Ein Schläfer ist eigentlich ein Agent, der zwar schon angeworben ist, aber noch auf seinen Einsatz wartet. Der Film evoziert das Bild einer Gesellschaft, in der sich jeder als Schläfer entpuppen kann oder sogar schon unmerklich an seiner Aufgabe arbeitet. Paradox ist dabei, dass all jene, die wir als potenzielle Spitzel verdächtigen könnten, nur einer einzigen Person gegenüberstehen, die es, wie es heißt, „mit einem guten Grund“ zu bespitzeln gilt. Und ausgerechnet über diese Person erfahren wir im ganzen Film nichts, was die Vermutungen der Sicherheitsbehörden bestätigen würde. Das Opfer ist scheinbar ganz beliebig ausgewählt. Selbst die üblichen Erklärungen, dass das „Andere“ und „Fremde“ automatisch verdächtig wird und Feinseligkeit auslöst, treffen hier nicht ganz zu, denn Farid ist höchstens nominal ein Fremder: Sein Lebenswandel, seine Mentalität uns sogar die äußere Erscheinung lassen ihn kaum unter den anderen (deutschen) Kollegen auffallen. Und trotzdem funktionieren die Mechanismen des Ausschlusses, einmal in den Gang gesetzt, reibungslos.

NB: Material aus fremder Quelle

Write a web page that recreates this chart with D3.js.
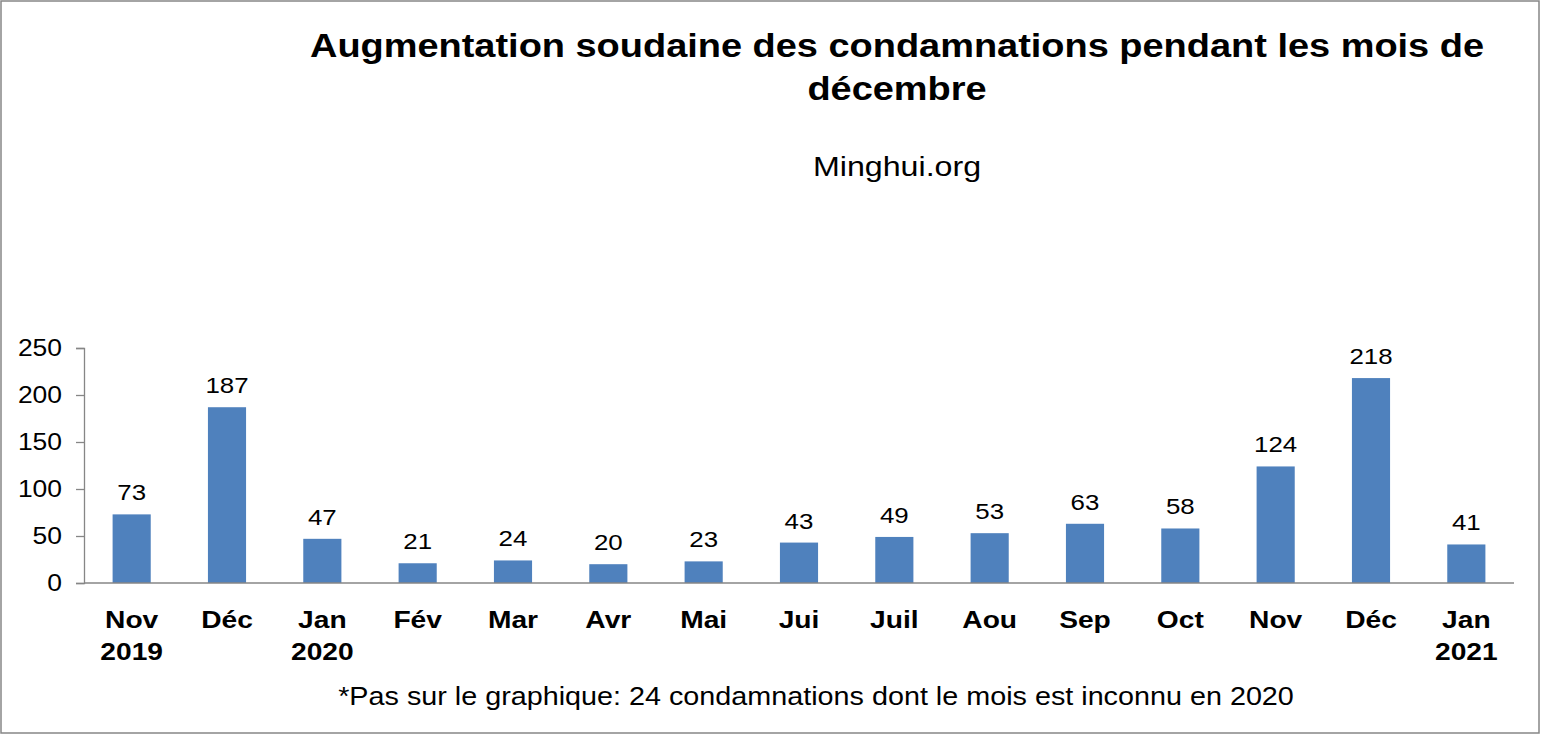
<!DOCTYPE html>
<html>
<head>
<meta charset="utf-8">
<script src="https://cdn.jsdelivr.net/npm/d3@7"></script>
<style>
  body { margin: 0; background: #fff; }
  svg text { font-family: "Liberation Sans", Arial, sans-serif; fill: #000; }
</style>
</head>
<body>
<div id="chart"></div>
<script>
const WIDTH = 1541;
const HEIGHT = 735;
const STRETCH = 1.15; // le texte de l'original est étiré horizontalement

const months = ["Nov", "Déc", "Jan", "Fév", "Mar", "Avr", "Mai", "Jui", "Juil", "Aou", "Sep", "Oct", "Nov", "Déc", "Jan"];
const years = ["2019", "", "2020", "", "", "", "", "", "", "", "", "", "", "", "2021"];
const values = [73, 187, 47, 21, 24, 20, 23, 43, 49, 53, 63, 58, 124, 218, 41];
const yTicks = [0, 50, 100, 150, 200, 250];

const keys = months.map((m, i) => i);

const svg = d3.select("#chart").append("svg")
    .attr("width", WIDTH)
    .attr("height", HEIGHT);

// texte étiré placé en (x, y)
function stretched(parent, x, y, txt, size, weight, anchor) {
    return parent.append("text")
        .attr("transform", `translate(${x},${y}) scale(${STRETCH},1)`)
        .attr("text-anchor", anchor || "middle")
        .style("font-size", size + "px")
        .style("font-weight", weight || "normal")
        .text(txt);
}

// cadre
svg.append("rect")
    .attr("x", 1).attr("y", 1)
    .attr("width", WIDTH - 3).attr("height", HEIGHT - 3)
    .attr("fill", "#fff")
    .attr("stroke", "#868686")
    .attr("stroke-width", 1.5);

// titre
stretched(svg, 897, 57, "Augmentation soudaine des condamnations pendant les mois de", 33, "bold");
stretched(svg, 897, 100, "décembre", 33, "bold");
stretched(svg, 897, 176, "Minghui.org", 28);

const x = d3.scaleBand()
    .domain(keys)
    .range([84, 1514])
    .paddingInner(0.6)
    .paddingOuter(0.3);

const y = d3.scaleLinear()
    .domain([0, 250])
    .range([583, 348]);

// axe Y
const yAxis = svg.append("g")
    .attr("transform", "translate(84,0)")
    .call(d3.axisLeft(y).tickValues(yTicks).tickSize(8).tickFormat(""));
yAxis.selectAll("path, line").attr("stroke", "#868686").attr("stroke-width", 1.3);

yTicks.forEach(t => {
    stretched(svg, 62, y(t) + 8, t, 23, "normal", "end");
});

// barres
svg.selectAll("rect.bar")
    .data(values)
    .join("rect")
    .attr("class", "bar")
    .attr("x", (d, i) => x(i))
    .attr("y", d => y(d))
    .attr("width", x.bandwidth())
    .attr("height", d => y(0) - y(d))
    .attr("fill", "#4F81BD");

// étiquettes de valeurs
values.forEach((d, i) => {
    stretched(svg, x(i) + x.bandwidth() / 2, y(d) - 14, d, 22.5);
});

// axe X
svg.append("line")
    .attr("x1", 84).attr("x2", 1514)
    .attr("y1", y(0)).attr("y2", y(0))
    .attr("stroke", "#868686")
    .attr("stroke-width", 1.3);

keys.forEach(k => {
    const cx = x(k) + x.bandwidth() / 2;
    stretched(svg, cx, 628, months[k], 24.5, "bold");
    if (years[k]) stretched(svg, cx, 660, years[k], 24.5, "bold");
});

// note
stretched(svg, 816, 705, "*Pas sur le graphique: 24 condamnations dont le mois est inconnu en 2020", 25);
</script>
</body>
</html>
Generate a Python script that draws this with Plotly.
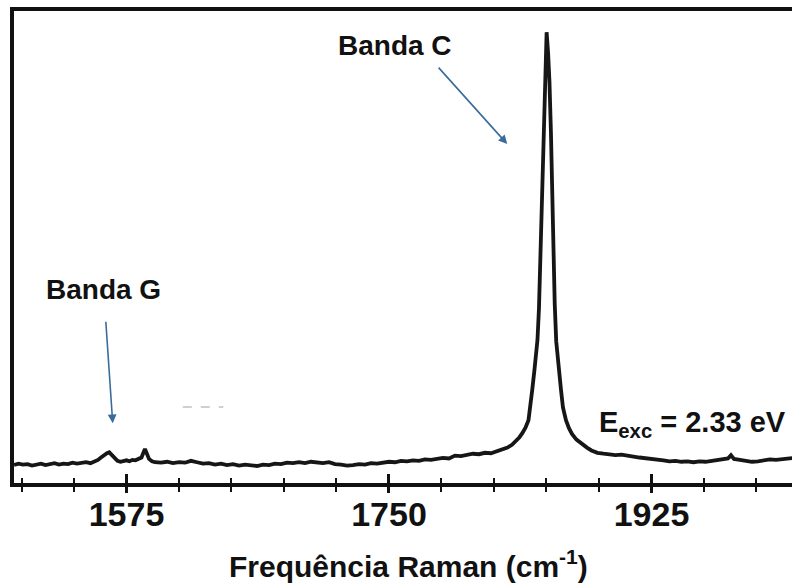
import plotly.graph_objects as go

# ---- data (Raman spectrum, arbitrary intensity units) ----
raman_shift = [
    1500, 1503, 1506, 1509, 1512, 1515, 1518, 1521, 1524, 1527, 1530, 1533, 1536, 1539,
    1542, 1545, 1548, 1551, 1554, 1556, 1558, 1560, 1562, 1563.5, 1565, 1567, 1569, 1571,
    1573, 1575, 1577, 1579, 1581, 1583, 1585, 1586, 1587.3, 1588.5, 1590, 1592,
    1594, 1598, 1602, 1606, 1610, 1614, 1618, 1622, 1626, 1630, 1634, 1638, 1642, 1646,
    1650, 1654, 1658, 1662, 1666, 1670, 1674, 1678, 1682, 1686, 1690, 1694, 1698, 1702,
    1706, 1710, 1714, 1718, 1722, 1726, 1730, 1734, 1738, 1742, 1746, 1750, 1754, 1758,
    1762, 1766, 1770, 1774, 1778, 1782, 1786, 1790, 1794, 1798, 1802, 1806, 1810, 1814,
    1818, 1821, 1824, 1826, 1829, 1832, 1835, 1837, 1839, 1841, 1843, 1844.5, 1845.5,
    1847, 1849, 1850, 1851, 1852, 1852.8, 1853.5, 1854.2, 1855.1, 1856.1, 1857, 1858,
    1859, 1859.7, 1860.5, 1861.5, 1863, 1864.7, 1866, 1868, 1870, 1872, 1875, 1878,
    1882, 1885, 1889, 1893, 1897, 1901, 1905, 1909, 1913, 1917, 1921, 1925, 1929, 1933,
    1937, 1941, 1945, 1949, 1953, 1957, 1961, 1965, 1969, 1973, 1976, 1978, 1980, 1984,
    1988, 1992, 1996, 2000, 2004, 2008, 2012, 2016, 2020,
]
intensity = [
    3.8, 4.1, 3.9, 4.0, 3.7, 4.0, 4.1, 3.8, 3.9, 4.2, 3.9, 4.1, 4.0, 4.3,
    4.1, 4.2, 4.4, 4.2, 4.6, 4.9, 5.4, 5.9, 6.3, 6.5, 6.0, 5.3, 4.7, 4.5,
    4.7, 4.8, 4.6, 4.9, 4.8, 5.1, 5.4, 6.2, 7.2, 6.3, 5.1, 4.6,
    4.4, 4.3, 4.5, 4.2, 4.4, 4.3, 4.7, 4.4, 4.1, 4.2, 3.9, 4.1, 3.8, 4.0,
    3.7, 3.9, 3.8, 3.6, 3.9, 3.8, 4.1, 4.0, 4.3, 4.2, 4.4, 4.2, 4.5, 4.3,
    4.2, 4.4, 4.0, 3.9, 3.7, 3.8, 4.0, 3.9, 4.2, 4.1, 4.4, 4.5, 4.4, 4.7,
    4.6, 4.8, 4.7, 5.0, 4.9, 5.1, 5.3, 5.2, 5.8, 5.7, 5.9, 6.2, 6.1, 6.4,
    6.3, 6.6, 6.9, 7.2, 7.5, 8.1, 9.0, 9.7, 10.6, 11.7, 13.3, 16.5, 19.7,
    24.0, 30.3, 37.0, 49.0, 62.0, 72.0, 82.0, 90.0, 95.5, 91.0, 85.0, 74.0,
    58.0, 48.0, 38.0, 30.0, 24.0, 19.7, 16.0, 13.3, 11.6, 10.4, 9.2, 8.4,
    7.5, 6.9, 6.4, 6.2, 6.0, 5.9, 6.0, 5.7, 5.6, 5.4, 5.3, 5.1, 4.9, 4.8,
    4.6, 4.7, 4.5, 4.6, 4.4, 4.6, 4.5, 4.7, 4.8, 5.0, 5.2, 5.9, 5.1, 4.9,
    4.6, 4.5, 4.6, 4.8, 5.0, 4.9, 5.1, 5.2, 5.3,
]
major_tick_vals = [1575, 1750, 1925]
major_tick_text = ["1575", "1750", "1925"]
x_range = [1500, 2018.7]
y_range = [0, 100]

FONT = "Liberation Sans, Arial, sans-serif"
ARROW = "#3a6b9c"

fig = go.Figure()
fig.add_trace(go.Scatter(
    x=raman_shift, y=intensity, mode="lines",
    line=dict(color="#161616", width=3.8, shape="linear"),
    hoverinfo="skip", showlegend=False,
))
# invisible trace on the overlay axis so that its ticks are rendered
fig.add_trace(go.Scatter(x=raman_shift[:1], y=intensity[:1], xaxis="x2", mode="lines",
                         line=dict(width=0), hoverinfo="skip", showlegend=False))

fig.update_layout(
    width=792, height=585,
    margin=dict(l=14, r=0, t=11, b=102),
    paper_bgcolor="white", plot_bgcolor="white",
    xaxis=dict(
        range=x_range, showgrid=False, zeroline=False,
        showline=True, linecolor="#111", linewidth=3.5, mirror=True,
        tickmode="array", tickvals=major_tick_vals, showticklabels=False,
        ticks="outside", ticklen=6, tickwidth=2.5, tickcolor="#111",
        minor=dict(dtick=35, tick0=1505, ticks="outside", ticklen=5,
                   tickwidth=2.2, tickcolor="#111", showgrid=False),
    ),
    xaxis2=dict(
        range=x_range, overlaying="x", anchor="y", side="bottom",
        showgrid=False, zeroline=False, showline=False,
        tickmode="array", tickvals=major_tick_vals, ticktext=major_tick_text,
        ticks="inside", ticklen=9, tickwidth=2.5, tickcolor="#111",
        ticklabelstandoff=8,
        tickfont=dict(family=FONT, size=34, color="#111", weight="bold"),
        minor=dict(dtick=35, tick0=1505, ticks="inside", ticklen=5,
                   tickwidth=2.2, tickcolor="#111", showgrid=False),
    ),
    yaxis=dict(
        range=y_range, showgrid=False, zeroline=False,
        showline=True, linecolor="#111", linewidth=3.5, mirror=False,
        showticklabels=False, ticks="",
    ),
    showlegend=False,
)

annotations = [
    dict(text="<b>Banda C</b>", xref="paper", yref="paper", x=0.4897, y=0.926,
         xanchor="center", yanchor="middle", showarrow=False,
         font=dict(family=FONT, size=28, color="#111")),
    dict(text="<b>Banda G</b>", xref="paper", yref="paper", x=0.1144, y=0.411,
         xanchor="center", yanchor="middle", showarrow=False,
         font=dict(family=FONT, size=28, color="#111")),
    dict(text="<b>E<sub>exc</sub> = 2.33 eV</b>", xref="paper", yref="paper",
         x=0.749, y=0.125, xanchor="left", yanchor="middle", showarrow=False,
         font=dict(family=FONT, size=29, color="#111")),
    dict(text="<b>Frequência Raman (cm<sup>-1</sup>)</b>", xref="paper", yref="paper",
         x=0.5077, y=-0.172, xanchor="center", yanchor="middle", showarrow=False,
         font=dict(family=FONT, size=30, color="#111")),
    # arrows
    dict(text="", xref="paper", yref="paper", x=0.634, y=0.718, ax=-70, ay=-78,
         showarrow=True, arrowhead=2, arrowsize=1.1, arrowwidth=1.6, arrowcolor=ARROW),
    dict(text="", xref="paper", yref="paper", x=0.1269, y=0.1265, ax=-7, ay=-103,
         showarrow=True, arrowhead=2, arrowsize=1.1, arrowwidth=1.6, arrowcolor=ARROW),
]
fig.update_layout(annotations=annotations)

# faint grey dashes (scan artefact in the original)
fig.add_shape(type="line", xref="paper", yref="paper", x0=0.217, x1=0.269,
              y0=0.161, y1=0.161, line=dict(color="#cfcfcf", width=2, dash="dash"))

fig.write_html("out.html")
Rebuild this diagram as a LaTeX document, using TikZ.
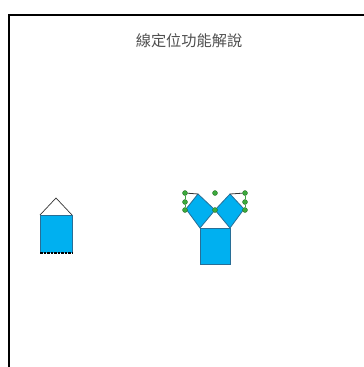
\documentclass[tikz,border=0pt]{standalone}
\usepackage{fontspec}
\newfontfamily\cjk{Noto Sans CJK TC}
\definecolor{boxfill}{RGB}{0,176,240}
\definecolor{boxline}{RGB}{40,110,150}
\definecolor{handle}{RGB}{60,170,60}
\definecolor{titlegray}{RGB}{80,80,80}
\begin{document}
\begin{tikzpicture}[x=1pt,y=-1pt,
  shapebox/.style={fill=boxfill,draw=boxline,line width=0.8pt},
  frame/.style={line width=2pt,black},
  handledot/.style={circle,fill=handle,draw=handle!60!black,line width=0.3pt,inner sep=0pt,minimum size=5pt},
  guide/.style={line width=0.8pt,black!80}]
\useasboundingbox (0,0) rectangle (364,367);
% frame
\draw[frame] (9,367) -- (9,15) -- (364,15);
% title
\node[text=titlegray,font=\cjk\fontsize{15.2}{18}\selectfont] (title) at (189,41) {線定位功能解說};
% left shape
\coordinate (a1) at (40,215);
\coordinate (a2) at (72,215);
\coordinate (a3) at (72,253);
\coordinate (a4) at (40,253);
\coordinate (apex) at (56,198);
\draw[line width=0.7pt,black!80] (a1) -- (apex) -- (a2);
\fill[boxfill] (a1) rectangle (a3);
\draw[boxline,line width=0.6pt] (a4) -- (a1) -- (a2) -- (a3);
\draw[black,line width=1.3pt,dash pattern=on 2.5pt off 1pt] (a4) -- (a3);
% right shape
\coordinate (s1) at (200,228);
\coordinate (s2) at (230,228);
\coordinate (s3) at (230,264);
\coordinate (s4) at (200,264);
\draw[shapebox] (s1) rectangle (s3);
\coordinate (m) at (215,210);
\coordinate (lt) at (198,194);
\coordinate (ll) at (186,209);
\coordinate (rt) at (230,194);
\coordinate (rr) at (244,209);
\draw[shapebox] (m) -- (lt) -- (ll) -- (s1) -- cycle;
\draw[shapebox] (m) -- (rt) -- (rr) -- (s2) -- cycle;
% handles
\node[handledot] (h1) at (185,193) {};
\node[handledot] (h2) at (185,202) {};
\node[handledot] (h3) at (185,210) {};
\node[handledot] (h4) at (245,193) {};
\node[handledot] (h5) at (245,202) {};
\node[handledot] (h6) at (245,210) {};
\node[handledot] (hc) at (215,193) {};
\node[handledot] (hm) at (215,210) {};
\draw[guide] (h1) -- (lt);
\draw[guide] (h4) -- (rt);
\draw[handle,line width=0.5pt] (h1) -- (h2) -- (h3);
\draw[handle,line width=0.5pt] (h4) -- (h5) -- (h6);
\end{tikzpicture}
\end{document}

„Schläfer“ verzichtet ganz bewusst darauf, die Einzelheiten der Arbeit der Sicherheitsbehörden zu zeigen, und begnügt sich stattdessen mit der Perspektive eines „Unwissenden“, der es nicht vermag, in die Geheimnisse der Geheimdienste einzudringen. Im Gegensatz muss man hinter allen seinen Seelenregungen eine geschickte Lenkung der Sicherheitsbehörden vermuten, was ihn für den Zuschauer und schließlich für sich selbst zu einem Rätsel macht, das am Ende des Film noch längst keine eindeutige Lösung erhält.

Schläfer
(Österreich/Deutschland 2005)
Regie: Benjamin Heisenberg, Buch: Benjamin Heisenberg, Kamera: Reinhold Vorschneider, Schnitt: Stefan Stabenow, Karina Ressler
Darsteller: Bastian Trost, Mehdi Nebbou u. a.